Pictures excluded, return the lines below from the first through the line holding "const r = 8.5;".

| Excerpted records |
[start]
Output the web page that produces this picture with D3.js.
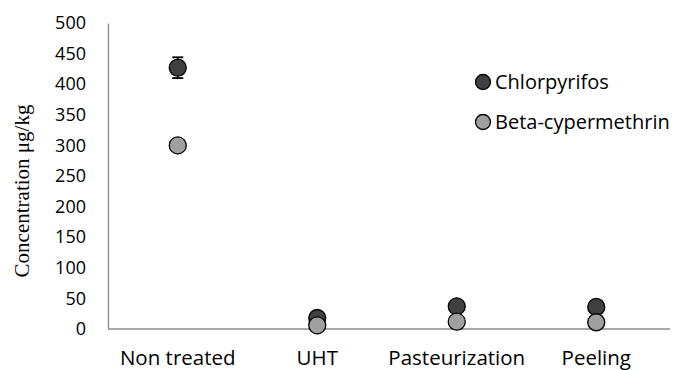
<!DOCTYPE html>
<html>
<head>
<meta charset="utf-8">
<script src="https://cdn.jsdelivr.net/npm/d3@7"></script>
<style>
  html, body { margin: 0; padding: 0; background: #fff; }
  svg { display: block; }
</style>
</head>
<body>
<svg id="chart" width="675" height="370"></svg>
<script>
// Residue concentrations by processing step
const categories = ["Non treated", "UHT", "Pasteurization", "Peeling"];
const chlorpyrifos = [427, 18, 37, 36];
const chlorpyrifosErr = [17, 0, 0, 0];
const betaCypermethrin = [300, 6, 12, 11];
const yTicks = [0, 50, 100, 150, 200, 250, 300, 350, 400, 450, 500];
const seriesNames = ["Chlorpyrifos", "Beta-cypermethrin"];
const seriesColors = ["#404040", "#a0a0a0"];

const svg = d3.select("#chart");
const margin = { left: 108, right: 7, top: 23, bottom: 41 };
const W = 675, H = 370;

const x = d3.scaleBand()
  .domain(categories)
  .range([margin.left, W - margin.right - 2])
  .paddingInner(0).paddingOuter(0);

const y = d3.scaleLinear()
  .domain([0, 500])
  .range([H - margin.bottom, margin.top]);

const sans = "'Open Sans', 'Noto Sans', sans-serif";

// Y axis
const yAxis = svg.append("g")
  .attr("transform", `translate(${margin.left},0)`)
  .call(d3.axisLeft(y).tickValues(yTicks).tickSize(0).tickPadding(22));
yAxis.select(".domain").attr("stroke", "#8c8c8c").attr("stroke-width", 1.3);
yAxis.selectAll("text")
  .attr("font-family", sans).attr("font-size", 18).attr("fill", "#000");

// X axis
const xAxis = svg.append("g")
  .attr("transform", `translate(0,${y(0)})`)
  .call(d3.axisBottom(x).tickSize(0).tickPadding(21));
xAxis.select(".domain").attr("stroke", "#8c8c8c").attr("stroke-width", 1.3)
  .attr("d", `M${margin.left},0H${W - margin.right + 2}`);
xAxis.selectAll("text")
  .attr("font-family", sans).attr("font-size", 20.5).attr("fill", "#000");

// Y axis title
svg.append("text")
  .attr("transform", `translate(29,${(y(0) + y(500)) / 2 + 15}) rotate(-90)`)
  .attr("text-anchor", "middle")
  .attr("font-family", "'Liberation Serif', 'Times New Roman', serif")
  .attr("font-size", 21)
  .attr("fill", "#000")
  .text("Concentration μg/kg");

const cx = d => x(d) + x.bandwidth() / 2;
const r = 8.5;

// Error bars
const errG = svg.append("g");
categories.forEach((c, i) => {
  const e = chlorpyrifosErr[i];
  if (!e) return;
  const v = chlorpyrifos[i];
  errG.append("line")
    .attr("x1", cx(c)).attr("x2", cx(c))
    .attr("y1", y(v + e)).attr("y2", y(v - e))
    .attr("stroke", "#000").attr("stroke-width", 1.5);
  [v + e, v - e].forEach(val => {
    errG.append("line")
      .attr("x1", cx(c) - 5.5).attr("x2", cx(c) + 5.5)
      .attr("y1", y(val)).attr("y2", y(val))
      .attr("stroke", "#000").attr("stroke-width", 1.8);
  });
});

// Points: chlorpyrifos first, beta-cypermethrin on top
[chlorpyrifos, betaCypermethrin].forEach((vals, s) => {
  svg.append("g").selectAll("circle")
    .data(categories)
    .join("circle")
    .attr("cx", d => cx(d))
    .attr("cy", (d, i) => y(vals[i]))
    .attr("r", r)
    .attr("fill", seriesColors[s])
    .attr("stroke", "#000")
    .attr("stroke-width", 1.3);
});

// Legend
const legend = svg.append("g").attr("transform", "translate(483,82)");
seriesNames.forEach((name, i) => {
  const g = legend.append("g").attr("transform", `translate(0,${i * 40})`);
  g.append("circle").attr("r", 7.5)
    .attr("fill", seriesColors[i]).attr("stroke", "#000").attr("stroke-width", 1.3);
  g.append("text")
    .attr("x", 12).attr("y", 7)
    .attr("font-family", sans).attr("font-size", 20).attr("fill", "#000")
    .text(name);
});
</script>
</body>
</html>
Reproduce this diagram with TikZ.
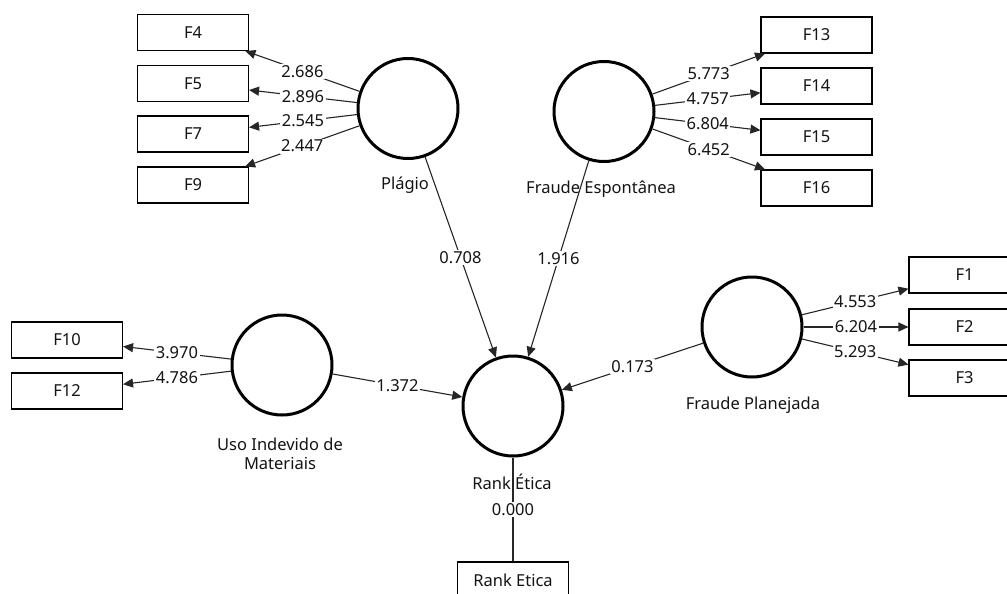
[end]
| Complete output |
Output the web page that produces this picture with D3.js.
<!DOCTYPE html>
<html>
<head>
<meta charset="utf-8">
<script src="https://cdn.jsdelivr.net/npm/d3@7"></script>
<style>
  html, body { margin: 0; padding: 0; background: #fff; }
  svg { display: block; }
</style>
</head>
<body>
<svg id="chart" width="675" height="370"></svg>
<script>
// Residue concentrations by processing step
const categories = ["Non treated", "UHT", "Pasteurization", "Peeling"];
const chlorpyrifos = [427, 18, 37, 36];
const chlorpyrifosErr = [17, 0, 0, 0];
const betaCypermethrin = [300, 6, 12, 11];
const yTicks = [0, 50, 100, 150, 200, 250, 300, 350, 400, 450, 500];
const seriesNames = ["Chlorpyrifos", "Beta-cypermethrin"];
const seriesColors = ["#404040", "#a0a0a0"];

const svg = d3.select("#chart");
const margin = { left: 108, right: 7, top: 23, bottom: 41 };
const W = 675, H = 370;

const x = d3.scaleBand()
  .domain(categories)
  .range([margin.left, W - margin.right - 2])
  .paddingInner(0).paddingOuter(0);

const y = d3.scaleLinear()
  .domain([0, 500])
  .range([H - margin.bottom, margin.top]);

const sans = "'Open Sans', 'Noto Sans', sans-serif";

// Y axis
const yAxis = svg.append("g")
  .attr("transform", `translate(${margin.left},0)`)
  .call(d3.axisLeft(y).tickValues(yTicks).tickSize(0).tickPadding(22));
yAxis.select(".domain").attr("stroke", "#8c8c8c").attr("stroke-width", 1.3);
yAxis.selectAll("text")
  .attr("font-family", sans).attr("font-size", 18).attr("fill", "#000");

// X axis
const xAxis = svg.append("g")
  .attr("transform", `translate(0,${y(0)})`)
  .call(d3.axisBottom(x).tickSize(0).tickPadding(21));
xAxis.select(".domain").attr("stroke", "#8c8c8c").attr("stroke-width", 1.3)
  .attr("d", `M${margin.left},0H${W - margin.right + 2}`);
xAxis.selectAll("text")
  .attr("font-family", sans).attr("font-size", 20.5).attr("fill", "#000");

// Y axis title
svg.append("text")
  .attr("transform", `translate(29,${(y(0) + y(500)) / 2 + 15}) rotate(-90)`)
  .attr("text-anchor", "middle")
  .attr("font-family", "'Liberation Serif', 'Times New Roman', serif")
  .attr("font-size", 21)
  .attr("fill", "#000")
  .text("Concentration μg/kg");

const cx = d => x(d) + x.bandwidth() / 2;
const r = 8.5;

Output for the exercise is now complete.